Words matter. They inspire Kiefer’s output. He finds sources in the Old and New Testaments, in Kabbalah’s mysticism, and in the poetry of Paul Celan and Ingeborg Bachmann. But it is not only words. Landscapes of nature, ruins of bombarded cities, and cultural behaviors also converged into the reinterpretations and reassembling of his architect’s mind.
The link between the terrestrial and the celestial carries through in the ladder between the two spheres in En Sof (2020–22) and the emanation of Wolkensäule Column of Clouds) (2009–21).
A suspended sculpture of a modern naval vessel stands in for the destruction of the pharaoh’s military in the narrative of the parting of the Red Sea found in Exodus, as recounted in the title of And with the blast of thy nostrils the waters were gathered together, the floods stood upright as a heap (2020).
Kiefer’s use of straw in his work represents energy. He claims this is due to straw’s physical qualities, including the color gold and its release of energy and heat when burned. The resulting ash makes way for new creation, thus echoing the motifs of transformation and the cycle of life.
Kiefer’s oeuvre encompasses paintings, installations, books, drawings, watercolors, collages, and altered photographs. The physical elements of his practice—from lead, concrete, and glass to textiles, tree roots, and burned books—are as symbolically resonant of complex events of history, memory, and the ancestral epics of life, death, and the cosmos. Full of symbolic thresholds between peoples, places, and times, the paintings are metaphysical allegories that meditate on loss and deliverance, dispossession, and homecoming.
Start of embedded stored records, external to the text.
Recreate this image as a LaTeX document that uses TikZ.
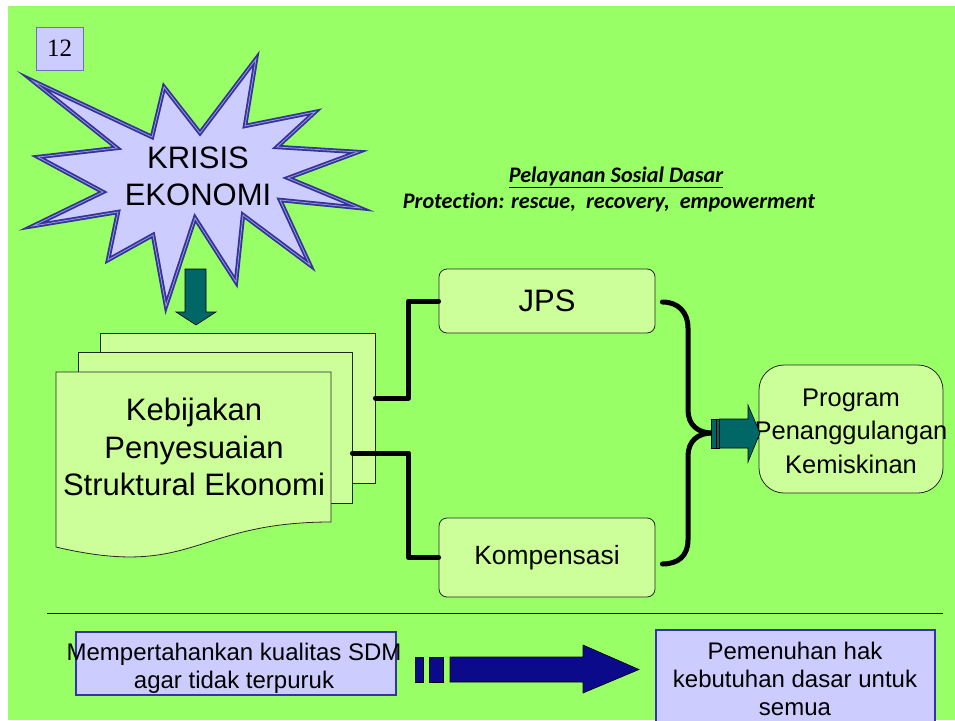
\documentclass[tikz,border=0pt]{standalone}
\usepackage{fontspec}
\setmainfont{Liberation Sans}
\newfontfamily\seriff{Liberation Serif}
\newfontfamily\titlef[Ligatures={NoCommon}]{Carlito}
\usetikzlibrary{calc}
\definecolor{bg}{HTML}{99FF66}
\definecolor{lgreen}{HTML}{CCFF99}
\definecolor{lav}{HTML}{CCCCFF}
\definecolor{starblue}{HTML}{333399}
\definecolor{starmid}{HTML}{9999DD}
\definecolor{teal2}{HTML}{006666}
\definecolor{navy2}{HTML}{0A0A8A}
\definecolor{boxblue}{HTML}{3333AA}
\begin{document}
\begin{tikzpicture}[x=1pt,y=-1pt,
  page/.style={draw=black!85, line width=0.8pt, fill=lgreen, inner sep=0pt},
  rbox/.style={draw=black!85, line width=0.8pt, fill=lgreen, rounded corners=8pt, inner sep=0pt},
  lbox/.style={draw=boxblue, line width=1.2pt, fill=lav, inner sep=0pt},
  link/.style={line width=5pt, line cap=round, line join=round},
  tealarrow/.style={draw=black, line width=0.6pt, fill=teal2},
  navyarrow/.style={draw=black, line width=0.6pt, fill=navy2},
  bigtxt/.style={align=center, font=\fontsize{31}{37}\selectfont},
  midtxt/.style={align=center, font=\fontsize{24}{28}\selectfont},
  titletxt/.style={font=\titlef\bfseries\itshape\fontsize{22.2}{24}\selectfont, inner sep=0pt}
]
\useasboundingbox (0,0) rectangle (955,720);
\fill[bg] (8,6) rectangle (955,720);

% number box
\node[lbox, draw=starblue!70, line width=0.8pt, minimum width=47pt, minimum height=43pt] (num) at (59.5,48.5) {\seriff\fontsize{25}{25}\selectfont 12};

% star
\draw[fill=lav, draw=starblue, double=starmid, double distance=0.8pt, line width=1.8pt, line join=miter]
 (33,81) -- (152,137) -- (164,87) -- (200,133) -- (256,59) -- (245,126) -- (315,112)
 -- (277,147) -- (358,152) -- (288,178) -- (360,208) -- (280,200) -- (310,265)
 -- (243,215) -- (236,282) -- (195,218) -- (166,306) -- (153,235) -- (108,260)
 -- (118,212) -- (33,226) -- (103,192) -- (38,157) -- (117,148) -- cycle;
\node[bigtxt] (krisis) at (198,176) {KRISIS\\EKONOMI};

% down arrow
\draw[tealarrow] (185,269) -- (206,269) -- (206,312) -- (216,312) -- (196,325) -- (176,312) -- (185,312) -- cycle;

% document stack
\node[page, minimum width=275pt, minimum height=150pt] (p3) at (237.5,408) {};
\node[page, minimum width=274pt, minimum height=151pt] (p2) at (215,427.5) {};
\draw[page] (56,372) -- (331,372) -- (331,522) .. controls (193.5,522) and (193.5,579.5) .. (56,547) -- cycle;
\node[align=center, font=\fontsize{31}{37.5}\selectfont] (keb) at (194,447) {Kebijakan\\Penyesuaian\\Struktural Ekonomi};

% JPS and Kompensasi
\node[rbox, minimum width=216pt, minimum height=64pt, font=\fontsize{31}{31}\selectfont] (jps) at (547,301) {JPS};
\node[rbox, minimum width=216pt, minimum height=79pt, font=\fontsize{26.4}{30}\selectfont] (komp) at (547,557.5) {Kompensasi};

% connectors from documents
\draw[link] ([yshift=10pt]p3.east) -- ++(33,0) |- (jps.west);
\draw[link] ([yshift=-25.5pt]p2.east) -- ++(56,0) |- (komp.west);

% brace
\coordinate (join) at (712,433);
\draw[link] ([xshift=7pt,yshift=-1pt]jps.east) .. controls (678,302) and (688,312) .. (688,328)
  -- (688,410) .. controls (688,425) and (698,433) .. (join);
\draw[link] (join) .. controls (698,433) and (688,441) .. (688,456)
  -- (688,540) .. controls (688,556) and (678,564) .. ([xshift=7pt,yshift=-6.5pt]komp.east);

% program box
\node[rbox, rounded corners=25pt, minimum width=184pt, minimum height=128pt] (prog) at (851,429) {};
\node[align=center, font=\fontsize{25.5}{33.5}\selectfont] (progt) at (851,431) {Program\\Penanggulangan\\Kemiskinan};

% teal striped arrow
\draw[tealarrow] (711.5,419) rectangle (716,448);
\draw[tealarrow] (716.5,419) rectangle (719.5,448);
\draw[tealarrow] (719.5,419) -- (748,419) -- (748,405) -- (760,433) -- (748,462) -- (748,448) -- (719.5,448) -- cycle;

% titles
\node[titletxt] (t1) at (616,177) {\underline{Pelayanan Sosial Dasar}};
\node[titletxt] (t2) at (609,202) {Protection: rescue,\ \ recovery,\ \ empowerment};

% separator
\draw[line width=1pt] (47,613) -- (943,613);

% bottom
\node[lbox, minimum width=320pt, minimum height=63pt] (sdm) at (236,663.5) {};
\node[midtxt] (sdmt) at (234,668) {Mempertahankan kualitas SDM\\agar tidak terpuruk};
\draw[navyarrow] (415,657) rectangle (423,682);
\draw[navyarrow] (429,657) rectangle (443,682);
\draw[navyarrow] (450,657) -- (583,657) -- (583,645) -- (639,669.5) -- (583,693) -- (583,682) -- (450,682) -- cycle;
\node[lbox, minimum width=279pt, minimum height=100pt] (hak) at (795.5,680) {};
\node[midtxt] (hakt) at (795,679) {Pemenuhan hak\\kebutuhan dasar untuk\\semua};
\end{tikzpicture}
\end{document}
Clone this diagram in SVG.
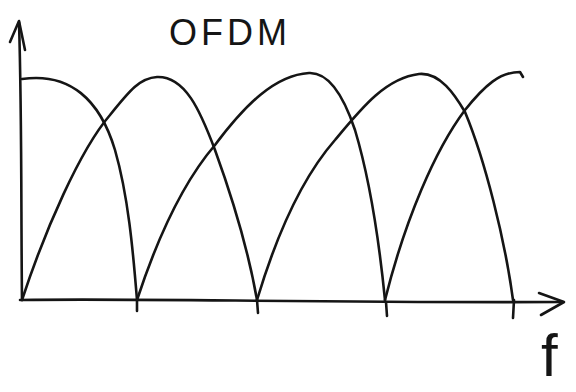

Kiefer was born in 1945, a few months after the end of World War II in Donaueschingen, Germany. Following studies at different schools, he received his art degree in 1969. He lived about twenty years in Hombach (midway between Frankfurt and Stuttgart.) In 1991, the artist left Germany to travel around the world—to India, Mexico, Japan, Thailand, Indonesia, Australia, and the United States. In 1992 he settled in Barjac, France (about 50 km from Montpellier and 100 km from Lyon.) From 2008 he lived in Paris, in a large house in the Marais district, with his second wife, the Austrian photographer Renate Graf, and their two children.
Kiefer’s fascination with Paul Celan and Ingeborg Bachmann, whom he considers “the best poets of the second half of the 20th century,” is revealing. The love affair between Ingeborg Bachmann and Paul Celan constitutes one of the most dramatic chapters of literary history after 1945. The respective backgrounds of the lovers who came together in May 1948 in occupied Vienna could not have been more different: she, the philosophy student daughter of an early Austrian Nazi member; he, a stateless German-speaking Jew from Czernowitz who had lost his parents in a concentration camp and was himself a survivor of a Romanian labour camp. They both wrote in high German, frequently hard to understand even when knowing the language.
Representing Germany at the Venice Biennale of 1980, the show provoked much controversy and launched him to world fame. Two major recent exhibitions were a colossal installation at the at Palazzo Ducale in Venice (2022) and at Paris’ Grand Palais (2021.)